Senior Chinese military officer calls for attacks on US ships in the South China Sea
- A senior Chinese military officer urged the Chinese Navy to use force to counter US activities in the South China Sea.
- A People's Liberation Army Air Force senior colonel argued at a conference Saturday that the Chinese PLA Navy should ram US Navy warships that try to conduct freedom-of-navigation operations in "Chinese waters" in the South China Sea.
- Such an aggressive action would certainly constitute an escalation after a near-miss incident in September, when a PLAN destroyer nearly collided with a US warship in the South China Sea.
The South China Sea is a powder keg, and one senior Chinese military officer seems interested in lighting the fuse even further.
Dai Xu, a People's Liberation Army Air Force (PLAAF) senior colonel and president of the Institute of Marine Safety and Cooperation, suggested last weekend that the Chinese navy use force to counter US freedom-of-navigation operations in the South China Sea, Taiwan News reported Sunday. He spoke at a conference hosted by the nationalist, state-backed Chinese tabloid Global Times."If the U.S. warships break into Chinese waters again, I suggest that two warships should be sent: one to stop it, and another one to ram it," he said. "In our territorial waters, we won't allow US warships to create disturbance."
Dai, famous for his hawkish rhetoric, argued that US Navy freedom-of-navigation operations, or FONOPS, are provocations aimed at undermining China's sovereignty rather than an actual attempt to ensure freedom of navigation in international waters. The US Navy regularly sails destroyers and cruisers past Chinese-occupied territories in the South China Sea, while US Air Force bombers tear past on routine overflights that often ruffle Beijing's feathers.
The most recent FONOP occurred in late November, when the US Navy sent the Ticonderoga-class guided-missile cruiser USS Chancellorsville to challenge Chinese claims near the Paracel Islands.
The Global Times is known for its often provocative articles, intentionally designed to appeal to an alternative audience and differ from the more rigid state media outlets like Xinhua. Dai's rhetoric at the conference is consistent with that trend, as he seemed to welcome an increase in tension, suggesting that confrontation in the South China Sea could create an opportunity for mainland China to retake Taiwan.

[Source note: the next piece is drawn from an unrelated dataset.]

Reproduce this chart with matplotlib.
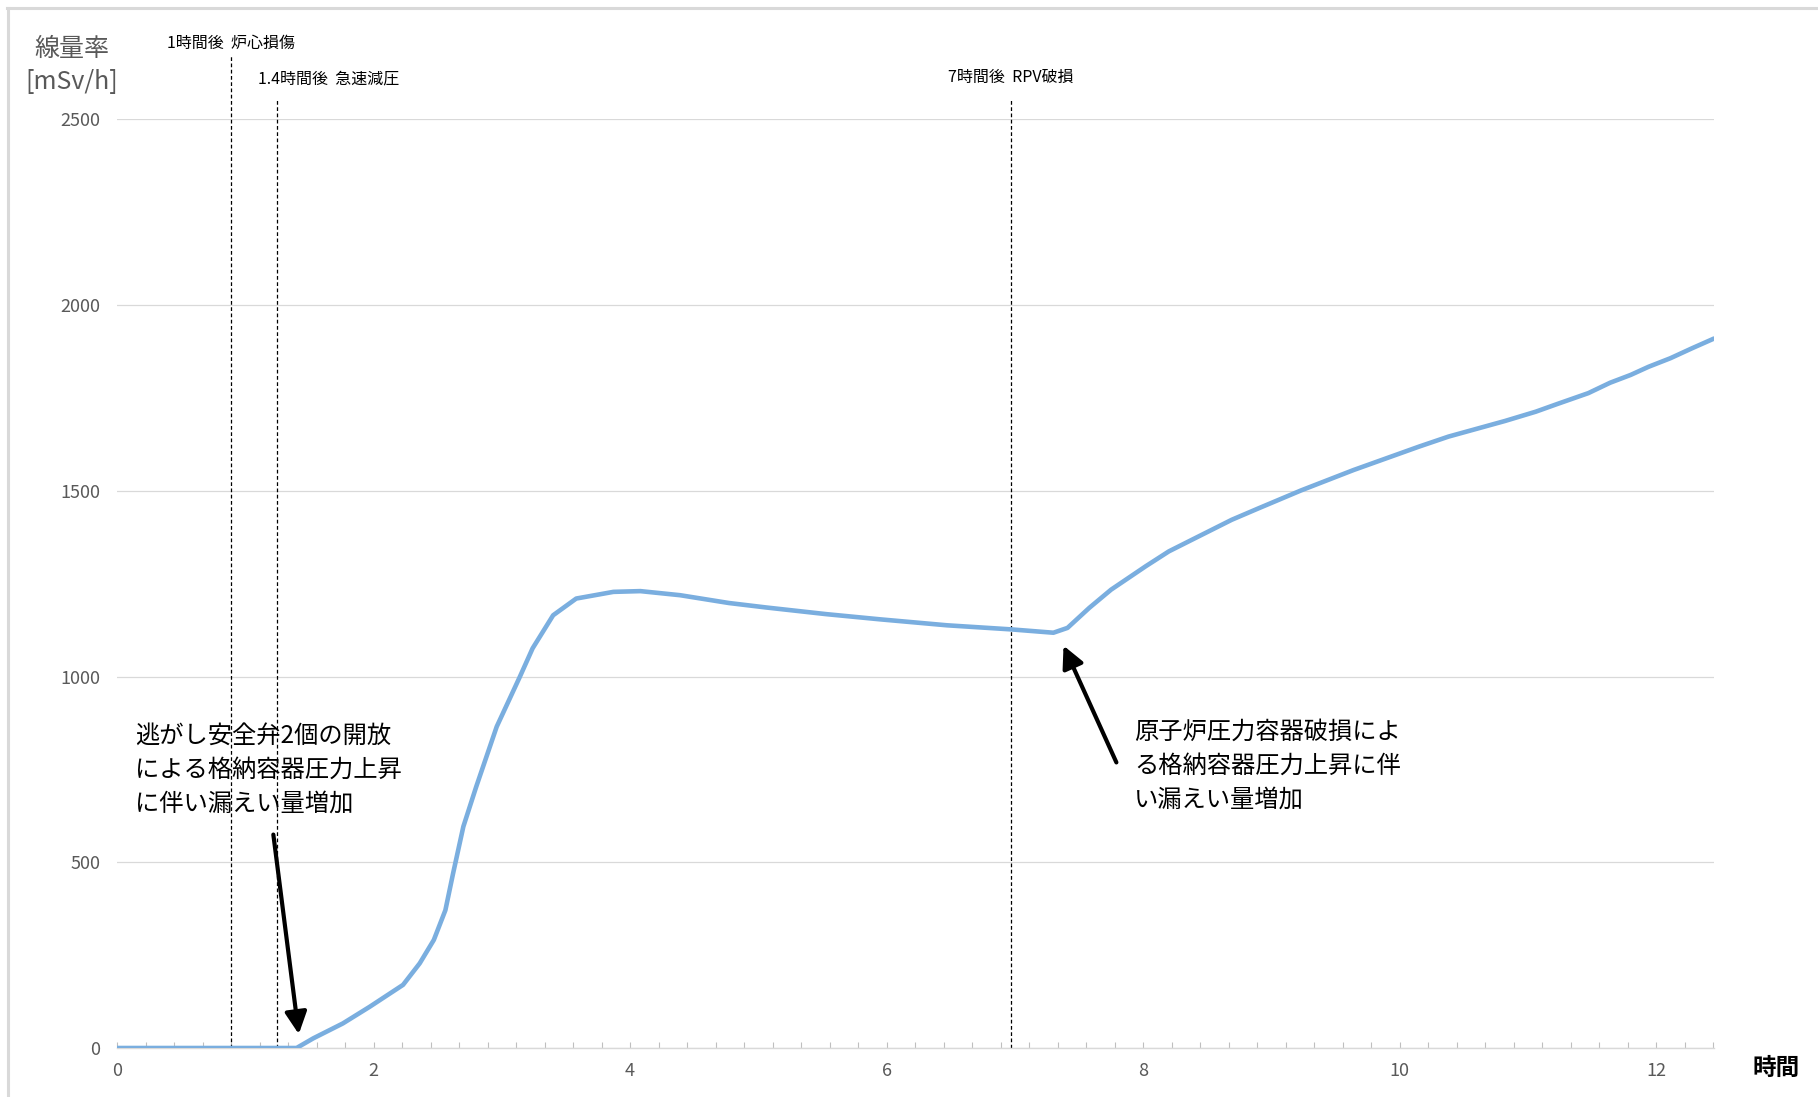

"It would boost the speed of our unification of Taiwan," he told the conference. "Let's just be prepared and wait. Once a strategic opportunity emerges, we should be ready to take over Taiwan."Dai's comments about the use of force in the South China Sea comes on the heels of a near-miss incident that occurred in September, when a Chinese Luyang-class destroyer confronted the Arleigh Burke-class guided-missile destroyer USS Decatur during a FONOP in the Spratly Islands.
During the "unsafe" incident, the Chinese vessel reportedly made preparations to ram the American warship, forcing it off course. The showdown was characterized by one foreign policy expert as "the PLAN's most direct and dangerous attempt to interfere with lawful US Navy navigation in the South China Sea to date."